The little symbols of control are so omnipresent, it is difficult to imagine that buttons did not always exist. Certainly people in the stone age did not press them – taken that nipples do not count as buttons – but we don't know exactly when we started pushing buttons and who invented them.


Apparently buttons were unknown until the early 20th Century, with the possible exception of valves on wind instruments. When small controls were needed, for example on camera shutters, they were usually styled after latches or triggers.


Recent RCA graduate Nitipak Samsen, took it upon himself to re-investigate and re-design the concept of the button altogether, moving from the button as a symbol of control, an extension of the human desire to harness the planet, to inter-control.


The Buttons' is a range of conceptual controlling mechanisms which include:


Sharing resources: asking permission to use shared resources.

I’m watching you: restraint or temptation?

Consequences: reminding us of the fragility of the environment.

Does scale matter?: small button - big consequences or big button - small consequences?

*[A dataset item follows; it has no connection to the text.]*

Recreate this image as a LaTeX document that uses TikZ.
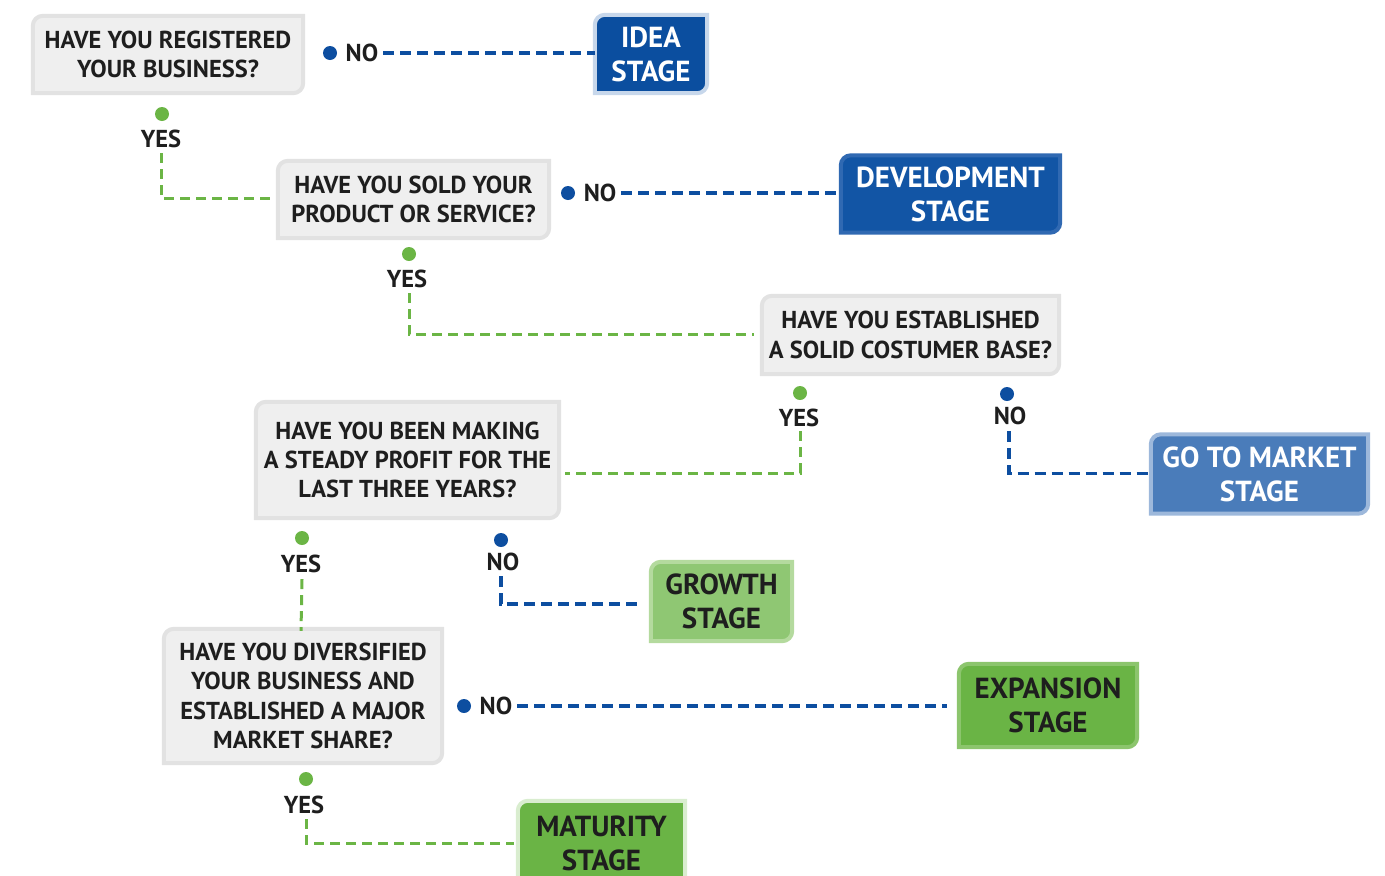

Footprint indicator: physically feeling the consequences of an action.

Weighted waiting: users’ efficiency (time) vs. planet’s efficiency (energy).

Limited resources: constraint or discipline?


Next, we would like Nitipak Samsen to design the presidents nuclear button – curious to see what it would look like.


Your readers homework for today is, every time you press a button, to pause for a moment and ask yourself: why am I doing this and is there also another way?